I was 15 and a sophomore in high school on September 11th. I had weight training first period (so jacked bro), so I didn't learn of the first plane hitting the tower until late in the morning. I showered in the field house and walked up the bleachers back toward the main school building, when I ran into John Ross. "A plane just hit the World Trade Center" was all he said.
I don't remember much else from that day. I think I remember them sending everyone to homeroom and watching the news silently in class. I don't remember if we were watching when the second plane hit, or if we were watching when the towers fell. It's hard to separate real memories from the retelling of the story over the years. I don't even remember my feelings then, but I doubt my adolescent brain would have been able to put it into words the way I could if it happened today.

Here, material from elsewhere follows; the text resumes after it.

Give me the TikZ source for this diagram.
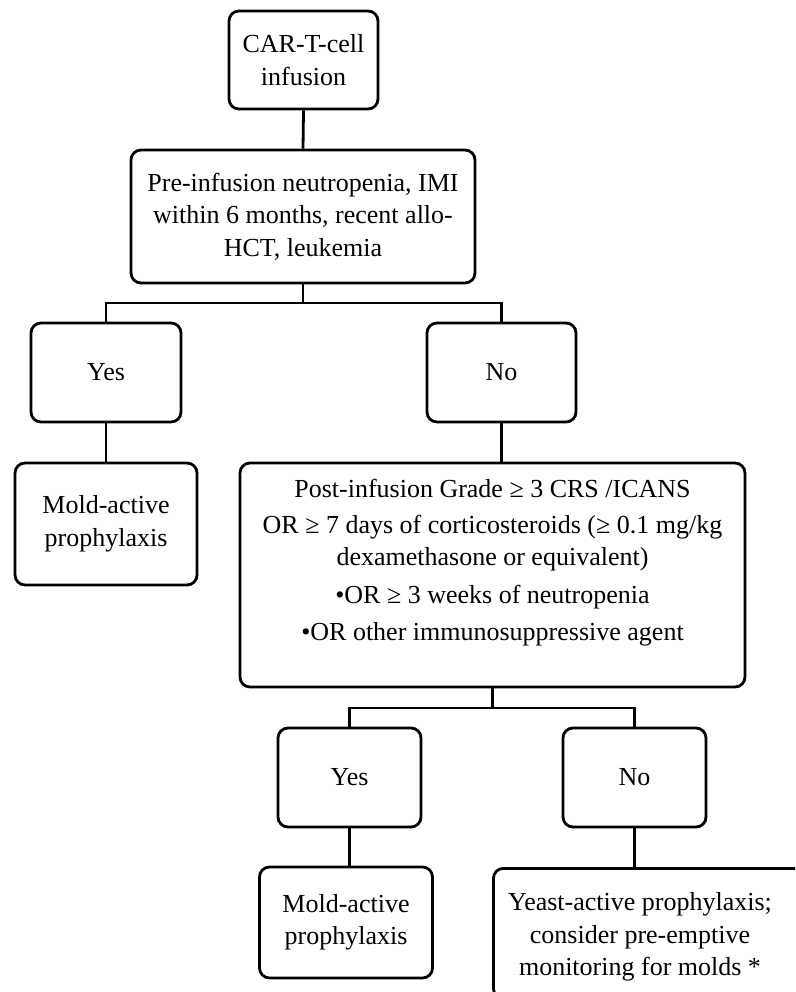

Impact: We still wade through the after effects of the War on Terror every day, but largely 9/11 was a singular event, with its epicenter in New York City. Most people in the country outside of NYC didn't directly know someone who lost their life either in the tragedy or from the hazardous conditions of the attempted rescue and cleanup missions.
Blame: The perpetrators were a small (on a global scale), homogeneous group of people. A "them."

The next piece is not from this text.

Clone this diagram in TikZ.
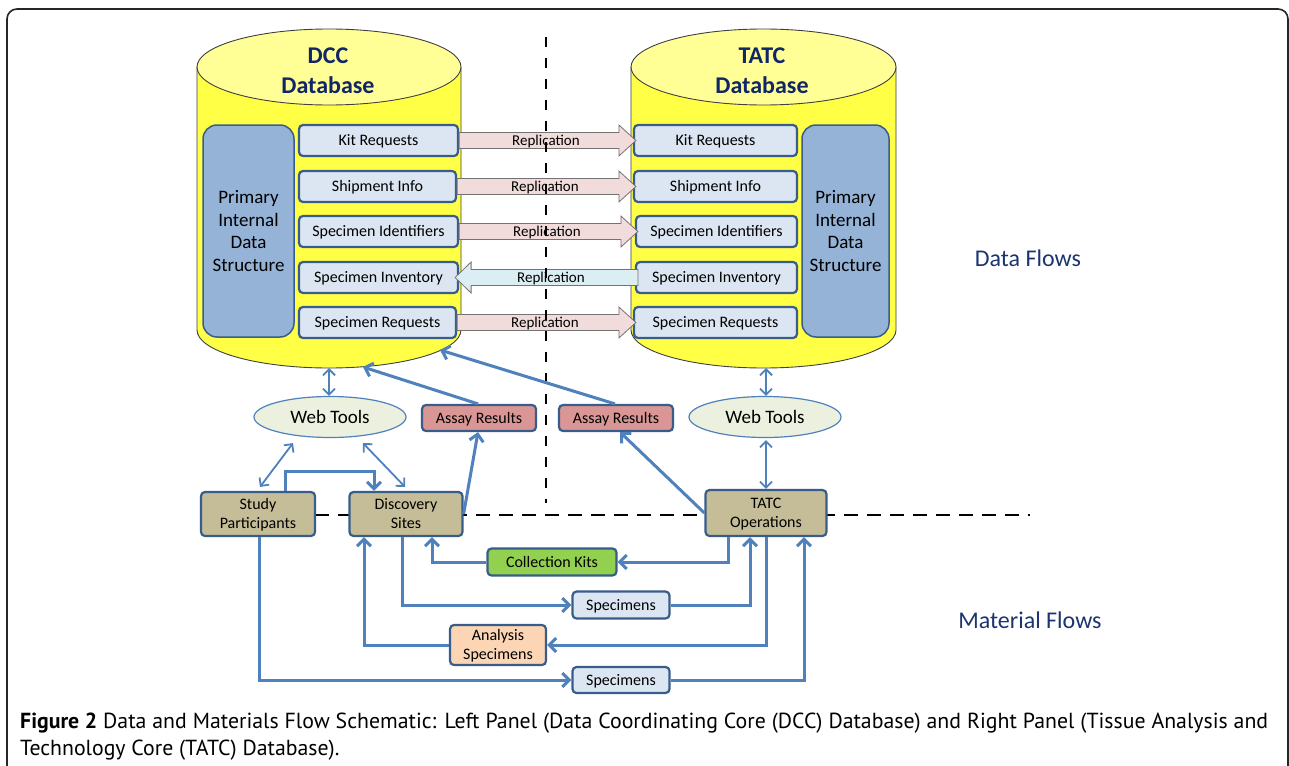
\documentclass[tikz,border=0pt]{standalone}
\usepackage{fontspec}
\setmainfont{Carlito}
\newfontfamily\capfont{PT Sans}
\usetikzlibrary{arrows.meta,calc,shapes.geometric}
\definecolor{navy}{RGB}{16,38,102}
\definecolor{flownavy}{RGB}{28,52,112}
\definecolor{cylbodyc}{RGB}{255,255,70}
\definecolor{cyltopc}{RGB}{255,255,150}
\definecolor{primc}{RGB}{149,179,215}
\definecolor{edgec}{RGB}{56,93,138}
\definecolor{itemc}{RGB}{220,230,242}
\definecolor{pinkc}{RGB}{242,220,219}
\definecolor{cyanc}{RGB}{219,238,244}
\definecolor{connc}{RGB}{79,129,189}
\definecolor{webc}{RGB}{235,241,222}
\definecolor{assayc}{RGB}{217,150,148}
\definecolor{tanc}{RGB}{196,189,151}
\definecolor{kitc}{RGB}{146,208,80}
\definecolor{peachc}{RGB}{252,213,181}
\newcommand\fsz[2]{\fontsize{#1pt}{#2pt}\selectfont}
% right-pointing block arrow from #1.east to #2.west
\newcommand\replright[4]{%
  \path[repl, fill=#3] let \p1=(#1.east), \p2=(#2.west) in
    (\x1,\y1+8pt) -- (\x2-14pt,\y1+8pt) -- (\x2-14pt,\y1+15.5pt) -- (\x2+3pt,\y1)
    -- (\x2-14pt,\y1-15.5pt) -- (\x2-14pt,\y1-8pt) -- (\x1,\y1-8pt) -- cycle;
  \coordinate (#4) at ($(#1.east)!0.5!(#2.west)$);}
% left-pointing block arrow from #2.west to #1.east
\newcommand\replleft[4]{%
  \path[repl, fill=#3] let \p1=(#1.east), \p2=(#2.west) in
    (\x2+3pt,\y1+8pt) -- (\x1+12pt,\y1+8pt) -- (\x1+12pt,\y1+15.5pt) -- (\x1-4pt,\y1)
    -- (\x1+12pt,\y1-15.5pt) -- (\x1+12pt,\y1-8pt) -- (\x2+3pt,\y1-8pt) -- cycle;
  \coordinate (#4) at ($(#1.east)!0.5!(#2.west)$);}
\begin{document}
\begin{tikzpicture}[x=1pt,y=-1pt,
  cylbody/.style={fill=cylbodyc},
  cylline/.style={draw=black!75, line width=0.9pt},
  cyltop/.style={fill=cyltopc, draw=black!75, line width=0.9pt},
  dbtitle/.style={font=\bfseries\fsz{24}{30}, text=navy, align=center, inner sep=0},
  prim/.style={draw=edgec, line width=1.5pt, fill=primc, rounded corners=14pt,
    minimum width=#1, minimum height=212pt, inner sep=0, align=center,
    font=\fsz{19}{22.7}},
  item/.style={draw=edgec, line width=2.2pt, fill=itemc, rounded corners=4pt,
    minimum width=#1, minimum height=31pt, inner sep=0, text depth=0.5pt, font=\fsz{16}{18}},
  repl/.style={draw=black!55, line width=0.8pt},
  repltext/.style={font=\fsz{15}{17}, inner sep=0, text depth=0.5pt},
  bbox/.style={draw=edgec, line width=2.2pt, rounded corners=4pt, inner sep=0,
    align=center, text depth=0.5pt, font=\fsz{16}{19}},
  webtool/.style={ellipse, draw=connc, line width=1.2pt, fill=webc,
    minimum width=152pt, minimum height=41pt, inner sep=0, font=\fsz{19}{21}},
  conn/.style={draw=connc, line width=3pt, -{Straight Barb[length=7pt,width=14pt]}},
  dbl/.style={draw=connc, line width=1.8pt,
    {Straight Barb[length=6pt,width=12pt]}-{Straight Barb[length=6pt,width=12pt]}},
  sepline/.style={draw=black, line width=2.8pt},
  flowlbl/.style={font=\fsz{24}{26}, text=flownavy, inner sep=0},
  caption/.style={font=\capfont\fsz{21.8}{25}, anchor=base west, inner sep=0}
]
\useasboundingbox (0,0) rectangle (1289,765);
\fill[white] (0,0) rectangle (1289,765);
% frame
\draw[line width=1.6pt, black!85, rounded corners=10pt] (7,775) -- (7,9) -- (1288,9) -- (1288,775);

% ---------- cylinders ----------
\fill[cylbody] (197,67) -- (197,330) arc[start angle=180,end angle=360,x radius=132pt,y radius=38pt] -- (461,67) -- cycle;
\draw[cylline] (197,67) -- (197,330) arc[start angle=180,end angle=360,x radius=132pt,y radius=38pt] -- (461,67);
\filldraw[cyltop] (329,67) ellipse[x radius=132pt, y radius=38pt];
\fill[cylbody] (631,67) -- (631,330) arc[start angle=180,end angle=360,x radius=132.5pt,y radius=38pt] -- (896,67) -- cycle;
\draw[cylline] (631,67) -- (631,330) arc[start angle=180,end angle=360,x radius=132.5pt,y radius=38pt] -- (896,67);
\filldraw[cyltop] (763.5,67) ellipse[x radius=132.5pt, y radius=38pt];
\coordinate (dccbot) at (329,368);
\coordinate (dccA) at (363,367);
\coordinate (dccB) at (440,350);
\coordinate (tatcbot) at (766,368);

\node[dbtitle] (dcct) at (328,71) {DCC\\Database};
\node[dbtitle] (tatct) at (762,71) {TATC\\Database};

% primary structures
\node[prim=91pt] (p1) at (248.5,231) {Primary\\Internal\\Data\\Structure};
\node[prim=87pt] (p2) at (845.5,231) {Primary\\Internal\\Data\\Structure};

% items
\node[item=159pt] (d1) at (378.5,140.5) {Kit Requests};
\node[item=157pt] (d2) at (377.5,186.5) {Shipment Info};
\node[item=159pt] (d3) at (378.5,231.5) {Specimen Identifiers};
\node[item=159pt] (d4) at (378.5,277.5) {Specimen Inventory};
\node[item=157pt] (d5) at (377.5,322.5) {Specimen Requests};
\node[item=163pt] (t1) at (715.5,140.5) {Kit Requests};
\node[item=163pt] (t2) at (715.5,186.5) {Shipment Info};
\node[item=161pt] (t3) at (716.5,231.5) {Specimen Identifiers};
\node[item=161pt] (t4) at (716.5,277.5) {Specimen Inventory};
\node[item=163pt] (t5) at (715.5,322.5) {Specimen Requests};

% replication arrows
\replright{d1}{t1}{pinkc}{r1}
\replright{d2}{t2}{pinkc}{r2}
\replright{d3}{t3}{pinkc}{r3}
\replleft{d4}{t4}{cyanc}{r4}
\replright{d5}{t5}{pinkc}{r5}

% separators
\draw[sepline, dash pattern=on 10pt off 11pt] (546,37) -- (546,503);
\draw[sepline, dash pattern=on 14pt off 9pt] (200,515) -- (1030,515);

\node[repltext] (rl1) at (r1) {Replication};
\node[repltext] (rl2) at (r2) {Replication};
\node[repltext] (rl3) at (r3) {Replication};
\node[repltext] (rl4) at ([xshift=4pt]r4) {Replication};
\node[repltext] (rl5) at (r5) {Replication};

% ---------- lower nodes ----------
\node[webtool] (wt1) at (330,417) {Web Tools};
\node[webtool] (wt2) at (765,417) {Web Tools};
\node[bbox, fill=assayc, minimum width=114pt, minimum height=26pt] (ar1) at (479,418) {Assay Results};
\node[bbox, fill=assayc, minimum width=114pt, minimum height=26pt] (ar2) at (616,418) {Assay Results};
\node[bbox, fill=tanc, minimum width=114pt, minimum height=44pt] (sp) at (258,514) {Study\\Participants};
\node[bbox, fill=tanc, minimum width=113pt, minimum height=44pt] (ds) at (406,514) {Discovery\\Sites};
\node[bbox, fill=tanc, minimum width=121pt, minimum height=46pt] (tops) at (766,513) {TATC\\Operations};
\node[bbox, fill=kitc, minimum width=129pt, minimum height=27pt] (ck) at (552,562) {Collection Kits};
\node[bbox, fill=itemc, minimum width=97pt, minimum height=27pt] (spec1) at (621,605) {Specimens};
\node[bbox, fill=peachc, minimum width=96pt, minimum height=40pt] (ansp) at (498,645) {Analysis\\Specimens};
\node[bbox, fill=itemc, minimum width=97pt, minimum height=26pt] (spec2) at (621,680) {Specimens};

\node[flowlbl] (df) at (1028,258) {Data Flows};
\node[flowlbl] (mf) at (1030,620) {Material Flows};

% ---------- connectors ----------
\draw[dbl] (wt1.north -| dccbot) -- (dccbot);
\draw[dbl] (wt2.north -| tatcbot) -- (tatcbot);
\draw[dbl] ($(wt1.south)+(-37,5)$) -- ($(sp.north)+(2,-4)$);
\draw[dbl] ($(wt1.south)+(33,5)$) -- ($(ds.north)+(-1,-4)$);
\draw[dbl] ($(wt2.south)+(1,2)$) -- (tops.north);

\draw[conn] ([xshift=27pt]sp.north) |- ($(ds.north)+(-32,-19)$) -- ([xshift=-32pt]ds.north);
\draw[conn] (ds.east) -- ($(ar1.south)+(-1,0)$);
\draw[conn] ($(ar1.north)+(-1,0)$) -- (dccA);
\draw[conn] ($(ar2.north)+(-1,0)$) -- (dccB);
\draw[conn] (tops.west) -- ($(ar2.south)+(4,0)$);
\draw[conn] ([xshift=-38pt]tops.south) |- (ck.east);
\draw[conn] (ck.west) -| ([xshift=26pt]ds.south);
\draw[conn] ([xshift=-4pt]ds.south) |- (spec1.west);
\draw[conn] (spec1.east) -| ([xshift=-16pt]tops.south);
\draw[conn] (tops.south) |- (ansp.east);
\draw[conn] (ansp.west) -| ([xshift=-42pt]ds.south);
\draw[conn] ([xshift=1pt]sp.south) |- (spec2.west);
\draw[conn] (spec2.east) -| ([xshift=38pt]tops.south);

% ---------- caption ----------
\node[caption] (cap1) at (20,728) {\makebox[1248pt][s]{\textbf{Figure 2} Data and Materials Flow Schematic: Left Panel (Data Coordinating Core (DCC) Database) and Right Panel (Tissue Analysis and}};
\node[caption] (cap2) at (20,755) {Technology Core (TATC) Database).};
\end{tikzpicture}
\end{document}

In 2008, I was wrapping up my last two semesters at Georgia Tech. I was fortunate to get a job in March during the Spring career fair, so I was on autopilot for the second half of Spring semester semester. I had banked most of my "easy" classes for the summer, so even with 15 hours of classes I was poised for a fairly carefree summer. Commencement was on a Friday in early August, and I started work the next Monday. Six weeks of training in Chicago followed, and then I was back in Atlanta, eager to start selling some machine vision systems. My territory would primarily consist of automotive manufacturers in a small sliver of Georgia and the entire states of Alabama and Mississippi. Lehman Brothers collapsed four weeks later, the banks and the auto industry got bailouts just to stay afloat, and for a long time, no one was buying what I was selling (literally - I didn't sell anything for a full year).

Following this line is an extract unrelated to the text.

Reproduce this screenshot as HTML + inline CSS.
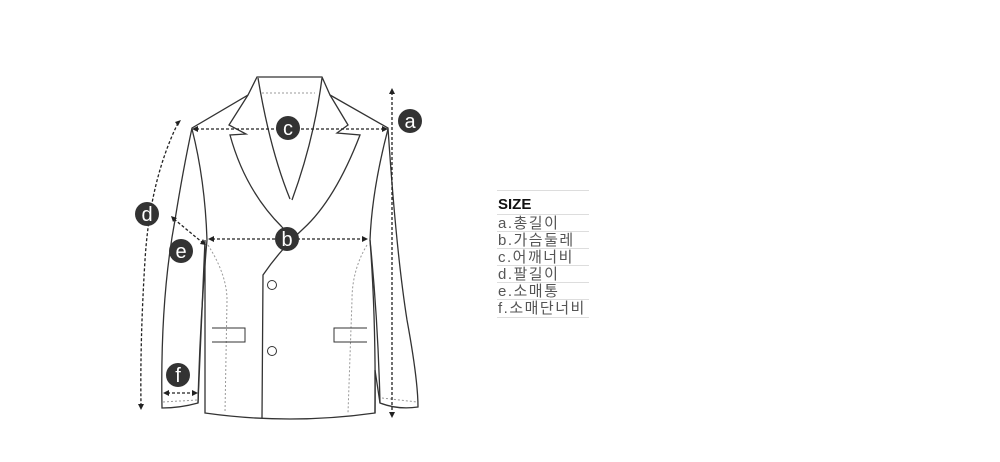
<!DOCTYPE html>
<html><head><meta charset="utf-8"><style>
body{margin:0;background:#fff;width:1000px;height:462px;overflow:hidden;position:relative;font-family:"Liberation Sans","Noto Sans CJK KR",sans-serif}
.t{position:absolute;left:497px;width:91px;border-top:1px solid #ddd;font-size:15px;letter-spacing:1.5px;color:#555;line-height:17px;height:16px;padding-left:1px;white-space:nowrap}
</style></head><body>
<svg width="1000" height="462" style="position:absolute;left:0;top:0" fill="none" stroke="#333" stroke-width="1.3">
<path d="M257,77 L322,77 L330,95 L388,128 Q396,250 407,320 Q418,380 418,407 Q398,410 380,403 L375,370 L375,413 Q290,425 205,413 L205,240 L198,403 Q180,408 162,408 Q160,300 175,220 Q183,170 192,128 L248,95 Z" fill="#fff"/>
<path d="M192,129 Q205,180 207,240"/>
<path d="M388,129 Q372,190 370,240 Q378,320 380,403"/>
<path d="M207,240 Q200,320 198,403"/>
<path d="M370,240 Q376,320 375,413"/>
<path d="M258,78 Q270,150 290,199"/>
<path d="M248,95 L229,125 L246,134 L230,135 Q245,190 282,227"/>
<path d="M322,78 Q314,140 292,200"/>
<path d="M330,95 L348,125 L337,133 L360,135 Q335,200 303,229 Q280,250 263,275 L262,418"/>
<path d="M282,227 Q288,235 296,233"/>
<g stroke-dasharray="2,2" stroke="#999" stroke-width="1">
<path d="M262,93 L315,93"/>
<path d="M163,402 L197,400"/><path d="M382,398 L417,402"/>
<path d="M208,245 Q227,275 227,300 L225,413"/>
<path d="M367,245 Q352,270 352,300 L348,413"/>
</g>
<circle cx="272" cy="285" r="4.5" stroke-width="1"/><circle cx="272" cy="351" r="4.5" stroke-width="1"/>
<path d="M212,328 L245,328 L245,342 L212,342" stroke-width="1"/>
<path d="M367,328 L334,328 L334,342 L367,342" stroke-width="1"/>
<g stroke="#222" stroke-width="1.3" stroke-dasharray="3,2">
<path d="M196,129 L384,129"/><path d="M212,239 L364,239"/>
<path d="M392,92 L392,414"/>
<path d="M178,123 Q150,180 145,260 Q140,340 141,405"/>
<path d="M174,219 L203,243"/>
<path d="M167,393 L195,393"/>
</g>
<g fill="#222" stroke="none">
<path d="M192,129 l6,-3 v6z"/><path d="M388,129 l-6,-3 v6z"/>
<path d="M208,239 l6,-3 v6z"/><path d="M368,239 l-6,-3 v6z"/>
<path d="M392,88 l-3,6 h6z"/><path d="M392,418 l-3,-6 h6z"/>
<path d="M181,120 l-6,2 l3,4z"/><path d="M141,410 l-3,-6 h6z"/>
<path d="M171,216 l2,6 l4,-4z"/><path d="M206,245 l-6,-1 l3,-5z"/>
<path d="M163,393 l6,-3 v6z"/><path d="M198,393 l-6,-3 v6z"/>
</g>
<g fill="#333" stroke="none">
<circle cx="288" cy="128" r="12"/><circle cx="287" cy="239" r="12"/><circle cx="410" cy="121" r="12"/>
<circle cx="147" cy="214" r="12"/><circle cx="181" cy="251" r="12"/><circle cx="178" cy="375" r="12"/>
</g>
<g fill="#fff" stroke="none" font-family="Liberation Sans,sans-serif" font-size="20" text-anchor="middle">
<text x="288" y="135">c</text><text x="287" y="246">b</text><text x="410" y="128">a</text>
<text x="147" y="221">d</text><text x="181" y="258">e</text><text x="178" y="382">f</text>
</g>
</svg>
<div class="t" style="top:190px;height:22px;line-height:28px;font-size:15px;letter-spacing:0;color:#111;font-weight:bold">SIZE</div>
<div class="t" style="top:214px">a.총길이</div>
<div class="t" style="top:231px">b.가슴둘레</div>
<div class="t" style="top:248px">c.어깨너비</div>
<div class="t" style="top:265px">d.팔길이</div>
<div class="t" style="top:282px">e.소매통</div>
<div class="t" style="top:299px">f.소매단너비</div>
<div class="t" style="top:317px;height:0"></div>
</body></html>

The damage came in waves over the next months. My primary source of news was The Daily Show with Jon Stewart, and the more people he lampooned, the more it just seemed like everyone was responsible. In the years following the recession, Bethany McLean and Joe Nocera wrote All the Devils are Here: The Hidden History of the Financial Crisis, which cemented my distrust for anything related to finance.
Impact: Seemingly everyone was either directly impacted or knew someone who was, but few people died as a direct result of the financial crisis. A lot of people and institutions lost a lot of money. My parents' retirement was gutted. People were forced from their homes. A decade later the country was aggressively riding a bull market to new highs, but many neighborhoods, towns, and cities never fully recovered.
Blame: There is no way to really attribute blame in such a complex system, so I'll just list people who had a hand in it. Corrupt subprime lenders. Financial organizations like the banks and ratings agencies that put market share and profits ahead of clients. Paralyzed and powerless regulators. Vulnerable (and some may argue irresponsible) mortgage borrowers. There were villains, victims, and villains that thought they were the victims.
COVID-19 is a different kind of crisis. It started as a "China problem" and it wasn't a big deal (according to our government leaders and the media). At least not until it was a Big Deal. Capital B, capital D, Big Deal. Most people like me are about to start their second week with mandatory work from home policies in place. We've left the house a handful of times for groceries, twice to pick up drive through orders from Target (kid toys, toiletry essentials), and once to take the car (and kids) through an automatic car wash; with a three and a five year old you'll take whatever cheap thrill will get you by. Estimates for how long life will be like this range from 30 days to many months. If people continue to stay home we can flatten the curve, and as long the internet doesn't break from the increased sustained load, most people will be ok.
Impact: Likely. Every. Single. Person. In. The. World. Think about that. We are barely into this event, and as of this writing on March 22 there are ~328k confirmed cases. The sheer scale of an event that impacts 7.5B people is not something easy to comprehend. In the US it will get worse before it gets better. For Americans, this won't be like 9/11, where maybe you kind of knew someone whose cousin's mother-in-law went to synagogue with a lady whose grandson was killed in the attack. COVID-19 will kill people you've met before. Maybe not your parents, but a neighbor. People who are young and single may never meet grandmother or grandfather of their future spouse. Potentially their mother or father. Businesses will close permanently. Some industries may never recover. The economy will grind to a halt, and people will be scared to leave their houses for months to come. The societal scars of COVID-19 will be visible for a long time.